### TASK
Only a number is wanted. Count the lines holding the string "React".

### RAW DATA

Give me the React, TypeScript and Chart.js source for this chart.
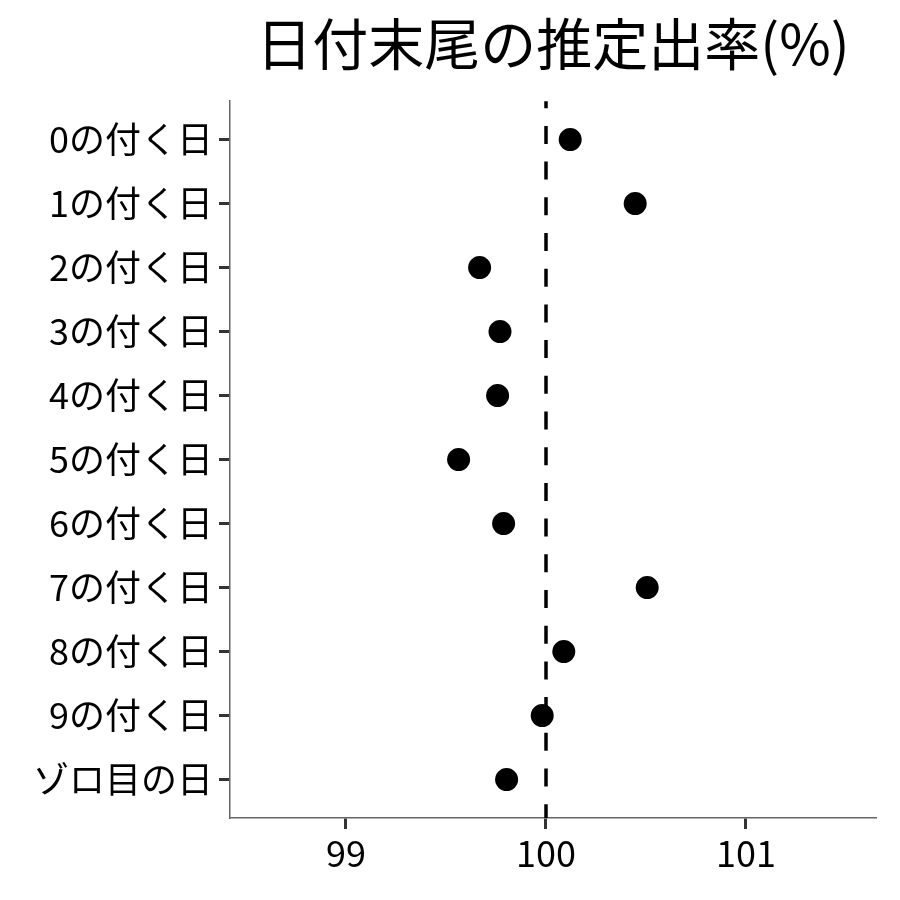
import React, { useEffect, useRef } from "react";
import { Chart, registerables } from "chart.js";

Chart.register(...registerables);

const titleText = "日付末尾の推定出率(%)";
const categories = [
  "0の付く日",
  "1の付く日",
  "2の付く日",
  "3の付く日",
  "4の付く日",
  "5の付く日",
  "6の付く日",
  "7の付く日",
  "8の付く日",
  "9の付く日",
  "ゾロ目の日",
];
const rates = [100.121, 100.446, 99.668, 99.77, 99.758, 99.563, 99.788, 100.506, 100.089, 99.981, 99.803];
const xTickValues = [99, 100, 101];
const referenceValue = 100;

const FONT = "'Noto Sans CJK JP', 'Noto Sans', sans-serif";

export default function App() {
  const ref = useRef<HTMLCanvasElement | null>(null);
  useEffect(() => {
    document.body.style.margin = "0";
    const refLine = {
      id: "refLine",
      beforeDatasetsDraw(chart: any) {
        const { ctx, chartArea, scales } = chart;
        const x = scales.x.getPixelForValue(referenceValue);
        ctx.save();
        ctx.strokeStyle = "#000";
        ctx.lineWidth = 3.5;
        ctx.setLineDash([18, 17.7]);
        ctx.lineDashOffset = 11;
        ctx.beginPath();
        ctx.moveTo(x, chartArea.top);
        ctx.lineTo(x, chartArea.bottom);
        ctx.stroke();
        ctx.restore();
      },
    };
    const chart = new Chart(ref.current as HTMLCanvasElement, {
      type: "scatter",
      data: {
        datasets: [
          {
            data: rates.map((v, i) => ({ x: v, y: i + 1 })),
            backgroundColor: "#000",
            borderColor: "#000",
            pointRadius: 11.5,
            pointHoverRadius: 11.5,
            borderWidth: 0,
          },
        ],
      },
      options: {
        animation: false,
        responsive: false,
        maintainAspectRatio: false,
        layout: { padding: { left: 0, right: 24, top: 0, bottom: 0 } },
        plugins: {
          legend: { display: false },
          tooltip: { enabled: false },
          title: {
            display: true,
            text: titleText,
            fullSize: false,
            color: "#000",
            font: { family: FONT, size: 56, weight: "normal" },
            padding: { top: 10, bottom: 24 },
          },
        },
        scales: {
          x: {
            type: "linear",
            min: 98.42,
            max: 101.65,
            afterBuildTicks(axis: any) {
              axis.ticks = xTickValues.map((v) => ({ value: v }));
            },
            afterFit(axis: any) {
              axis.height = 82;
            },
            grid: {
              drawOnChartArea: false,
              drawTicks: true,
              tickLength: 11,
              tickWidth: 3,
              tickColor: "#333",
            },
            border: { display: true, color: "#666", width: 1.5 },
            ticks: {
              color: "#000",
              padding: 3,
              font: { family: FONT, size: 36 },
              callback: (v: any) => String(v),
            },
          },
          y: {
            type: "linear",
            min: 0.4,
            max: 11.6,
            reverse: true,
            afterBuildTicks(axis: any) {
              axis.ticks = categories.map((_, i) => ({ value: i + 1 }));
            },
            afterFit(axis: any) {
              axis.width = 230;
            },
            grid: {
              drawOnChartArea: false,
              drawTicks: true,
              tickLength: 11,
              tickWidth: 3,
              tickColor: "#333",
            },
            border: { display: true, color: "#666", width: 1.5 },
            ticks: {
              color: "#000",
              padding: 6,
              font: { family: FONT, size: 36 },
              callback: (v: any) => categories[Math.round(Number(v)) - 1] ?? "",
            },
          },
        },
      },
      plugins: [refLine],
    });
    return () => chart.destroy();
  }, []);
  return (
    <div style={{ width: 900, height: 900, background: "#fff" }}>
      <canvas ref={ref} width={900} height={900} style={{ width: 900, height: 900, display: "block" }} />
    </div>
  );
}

### TASK RESULT
2